◆ **Data**:

☆ ☆ ☆ ☆

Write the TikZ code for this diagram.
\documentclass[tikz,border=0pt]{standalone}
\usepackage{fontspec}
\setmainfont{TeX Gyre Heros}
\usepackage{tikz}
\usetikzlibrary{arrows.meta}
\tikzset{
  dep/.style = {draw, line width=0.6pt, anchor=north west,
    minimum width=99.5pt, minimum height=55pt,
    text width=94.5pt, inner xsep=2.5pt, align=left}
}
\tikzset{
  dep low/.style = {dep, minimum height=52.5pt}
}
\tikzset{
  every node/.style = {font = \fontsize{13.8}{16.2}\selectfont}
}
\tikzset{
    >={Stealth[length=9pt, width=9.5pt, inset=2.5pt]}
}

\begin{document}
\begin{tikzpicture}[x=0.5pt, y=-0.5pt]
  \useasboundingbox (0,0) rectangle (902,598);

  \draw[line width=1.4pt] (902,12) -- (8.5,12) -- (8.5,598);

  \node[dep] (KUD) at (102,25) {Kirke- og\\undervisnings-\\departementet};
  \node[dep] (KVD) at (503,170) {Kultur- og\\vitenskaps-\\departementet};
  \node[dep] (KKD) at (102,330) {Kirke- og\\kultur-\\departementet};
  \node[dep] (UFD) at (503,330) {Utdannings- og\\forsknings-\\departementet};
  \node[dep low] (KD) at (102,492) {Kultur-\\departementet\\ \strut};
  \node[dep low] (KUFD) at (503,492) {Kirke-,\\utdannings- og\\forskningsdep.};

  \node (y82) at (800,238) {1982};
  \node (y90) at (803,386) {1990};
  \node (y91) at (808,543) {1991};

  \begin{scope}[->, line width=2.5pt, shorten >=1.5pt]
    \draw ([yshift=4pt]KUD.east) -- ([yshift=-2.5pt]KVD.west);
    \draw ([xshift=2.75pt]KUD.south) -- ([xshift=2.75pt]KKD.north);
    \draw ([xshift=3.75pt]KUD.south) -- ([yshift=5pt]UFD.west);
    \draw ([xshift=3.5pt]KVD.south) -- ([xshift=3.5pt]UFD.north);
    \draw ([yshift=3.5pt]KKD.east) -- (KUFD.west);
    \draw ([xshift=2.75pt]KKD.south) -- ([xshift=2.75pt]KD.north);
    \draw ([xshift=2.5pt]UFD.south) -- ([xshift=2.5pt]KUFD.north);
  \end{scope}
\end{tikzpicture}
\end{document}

☆ ☆ ☆ ☆

Print only the lines that run from the start of the listing to the line bearing "(y91) at (808,543)"; please keep the first line and that last one, exactly as they appear.

◆ **Full solution**:
Write the TikZ code for this diagram.
\documentclass[tikz,border=0pt]{standalone}
\usepackage{fontspec}
\setmainfont{TeX Gyre Heros}
\usepackage{tikz}
\usetikzlibrary{arrows.meta}
\tikzset{
  dep/.style = {draw, line width=0.6pt, anchor=north west,
    minimum width=99.5pt, minimum height=55pt,
    text width=94.5pt, inner xsep=2.5pt, align=left}
}
\tikzset{
  dep low/.style = {dep, minimum height=52.5pt}
}
\tikzset{
  every node/.style = {font = \fontsize{13.8}{16.2}\selectfont}
}
\tikzset{
    >={Stealth[length=9pt, width=9.5pt, inset=2.5pt]}
}

\begin{document}
\begin{tikzpicture}[x=0.5pt, y=-0.5pt]
  \useasboundingbox (0,0) rectangle (902,598);

  \draw[line width=1.4pt] (902,12) -- (8.5,12) -- (8.5,598);

  \node[dep] (KUD) at (102,25) {Kirke- og\\undervisnings-\\departementet};
  \node[dep] (KVD) at (503,170) {Kultur- og\\vitenskaps-\\departementet};
  \node[dep] (KKD) at (102,330) {Kirke- og\\kultur-\\departementet};
  \node[dep] (UFD) at (503,330) {Utdannings- og\\forsknings-\\departementet};
  \node[dep low] (KD) at (102,492) {Kultur-\\departementet\\ \strut};
  \node[dep low] (KUFD) at (503,492) {Kirke-,\\utdannings- og\\forskningsdep.};

  \node (y82) at (800,238) {1982};
  \node (y90) at (803,386) {1990};
  \node (y91) at (808,543) {1991};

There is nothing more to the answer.